In most situations, the two limitations imposed by Marinello will not seriously hamper tax enforcement. Omnibus Clause charges will remain viable in the clear majority of cases in which they usually are brought. In any event, the Code contains numerous, often overlapping criminal sections, affording a “deep bench” to substitute for section 7212(a) in the relatively few instances in which, as a result of Marinello, section 7212(a) is no longer a viable charge. For instance, in the case at hand, Mr. Marinello’s section 7203 convictions stand. Moreover, to the extent that his conviction of a felony was important, the government quite probably would have gotten a felony conviction had it charged him under section 7201 (criminalizing tax evasion) rather than under section 7212(a).
This is not to deny that there may be some problematic situations. For example, one year after deciding Kassouf, the Sixth Circuit decided United States v. Bowman, 173 F.3d 595 (1999). Bowman felt that he’d been wrong by several businesses and individuals. In retribution, he filed false information reports with the IRS, to get the IRS to investigate his enemies for failing to report the taxable income Bowman’s false information reports said they’d gotten from him. Actions like Bowman’s threaten to waste IRS resources (to say nothing of their effects on the innocent targets). Such actions corruptly impede tax administration and should be punishable under section 7212(a). Indeed, seemingly limiting Kassouf to its facts, the Sixth Circuit upheld Bowman’s conviction.
Neither the majority nor the dissent in Marinello mention Bowman, and Marinello’s new “rule” would undercut section 7212(a)’s utility in Bowman and other unusual situations. Perhaps Marinello’s ill defined tests could be massaged in future cases to cover such situations. The Marinello majority left room for refinement by stating “we need not here exhaustively” particularize all aspects of the new limitations. Or perhaps prosecution in Bowman-type unusual cases could be shoe-horned into some other criminal section. It may become necessary to address such matters in the future.

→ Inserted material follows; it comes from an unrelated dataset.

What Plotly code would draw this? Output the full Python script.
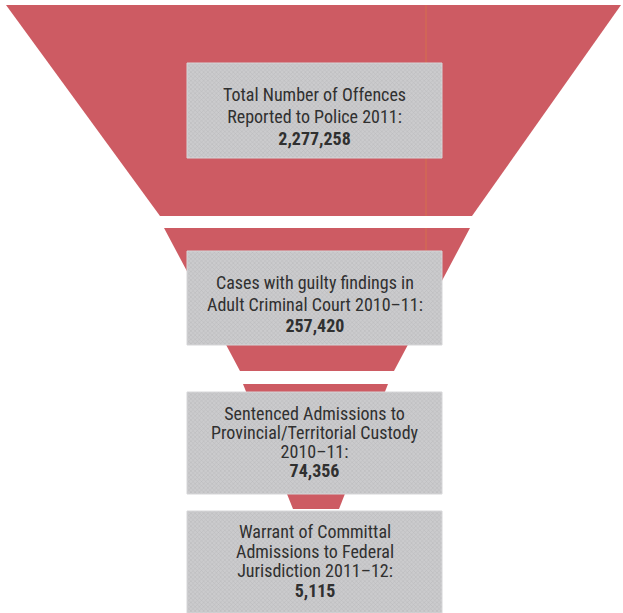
import plotly.graph_objects as go

# ---- funnel stages -------------------------------------------------------
stage_lines = [
    ["Total Number of Offences", "Reported to Police 2011:"],
    ["Cases with guilty findings in", "Adult Criminal Court 2010–11:"],
    ["Sentenced Admissions to", "Provincial/Territorial Custody", "2010–11:"],
    ["Warrant of Committal", "Admissions to Federal", "Jurisdiction 2011–12:"],
]
stage_values = [2277258, 257420, 74356, 5115]

# ---- drawing geometry (page pixel space, y grows downward) ---------------
W, H = 623, 613
# red bands: (y_top, y_bottom, x_left_top, x_right_top, x_left_bottom, x_right_bottom)
BANDS = [
    (5, 216, 6, 621, 160, 472),
    (228, 371, 164, 470, 240, 394),
    (384, 509, 243, 388, 293, 339),
]
BOX_X = (187, 442)
BOX_Y = [(63, 158), (251, 345), (392, 494), (511, 613)]
# first / last text baseline inside each box
TEXT_FIRST = [101, 289, 420, 538]
TEXT_LAST = [145, 332, 477, 597]

RED = "#cd5b63"
FONT = "Roboto Condensed, Roboto, sans-serif"
TEXT_COLOR = "#303030"
FS = 18
LINE_SPACING = 1.3  # plotly's multi-line pitch, in em of the annotation font
ASC, DESC = 0.928, 0.244

fig = go.Figure()

# funnel bands
for (yt, yb, xlt, xrt, xlb, xrb) in BANDS:
    fig.add_trace(go.Scatter(
        x=[xlt, xrt, xrb, xlb, xlt], y=[yt, yt, yb, yb, yt],
        mode="lines", fill="toself", fillcolor=RED,
        line=dict(width=0, color=RED), hoverinfo="skip", showlegend=False,
    ))

# faint orange print line over the upper bands
for y0, y1 in [(5, 216), (228, 251)]:
    fig.add_trace(go.Scatter(
        x=[426, 426], y=[y0, y1], mode="lines",
        line=dict(width=1, color="rgba(222,130,60,0.55)"),
        hoverinfo="skip", showlegend=False,
    ))

# grey label boxes with a fine screen texture
x0, x1 = BOX_X
for (yt, yb) in BOX_Y:
    fig.add_trace(go.Scatter(
        x=[x0, x1, x1, x0, x0], y=[yt, yt, yb, yb, yt],
        mode="lines", fill="toself", fillcolor="#c6c6c8",
        fillpattern=dict(shape="x", size=3, solidity=0.3,
                         fgcolor="#a4a4a8", bgcolor="#cbcbcd"),
        line=dict(width=1, color="#d6d6d8"),
        hoverinfo="skip", showlegend=False,
    ))

# one multi-line label per box; the annotation font sets the line pitch,
# the inner spans set the glyph size
cx = (x0 + x1) / 2
for lines, value, first, last in zip(stage_lines, stage_values, TEXT_FIRST, TEXT_LAST):
    n_gaps = len(lines)
    pitch = (last - first) / n_gaps
    base = pitch / LINE_SPACING
    rows = [f'<span style="font-size:{FS}px">{t}</span>' for t in lines]
    rows.append(f'<span style="font-size:{FS}px"><b>{value:,}</b></span>')
    yc = (first - ASC * FS + last + DESC * FS) / 2
    fig.add_annotation(
        x=cx, y=yc, text="<br>".join(rows), showarrow=False,
        xanchor="center", yanchor="middle", align="center",
        font=dict(family=FONT, size=base, color=TEXT_COLOR),
    )

fig.update_layout(
    width=W, height=H,
    margin=dict(l=0, r=0, t=0, b=0),
    paper_bgcolor="white", plot_bgcolor="white",
    xaxis=dict(range=[0, W], visible=False, fixedrange=True),
    yaxis=dict(range=[H, 0], visible=False, fixedrange=True),
)

fig.write_html("out.html")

Nonetheless, one should not lose sight of the big picture. The two aspects of the new “rule” obviously are vague, and the majority’s statutory interpretation was stretched in many ways. So Marinello is not a work of art. But the case does clearly move in the right direction. The Department of Justice, concerned about the elasticity of the statutory language, initially took a restrained view of when Omnibus Clause prosecutions are appropriate. Over time, however, especially in the last three decades, this restraint eroded.
The majority’s intuition that there must be some limit is right. United States v. Caldwell, 989 F.2d 1056 (9th Cir. 1993), forcefully advanced a similar argument in limiting in the tax context conspiracy prosecutions under 18 U.S.C. sec. 371. It cannot be the case that anything that makes the IRS’s job harder is a felony.
Marinello is important, and salutary, not as carefully chiseled, finely nuanced doctrine, but as a “shot across the prosecutorial bow.” Prosecutors wield great power and, within limits, their exercise of discretion should be respected. Yet Lord Acton’s aphorism about the corrupting effects of power still fairly depicts human nature. We have seen prosecutorial abuse too often in too many contexts. In numerous cases, tax and non-tax alike, the courts have felt it necessary to douse the flames of excessive prosecutorial enthusiasm. I believe that the Court was correct in concluding that situations like Marinello call for the same intervention.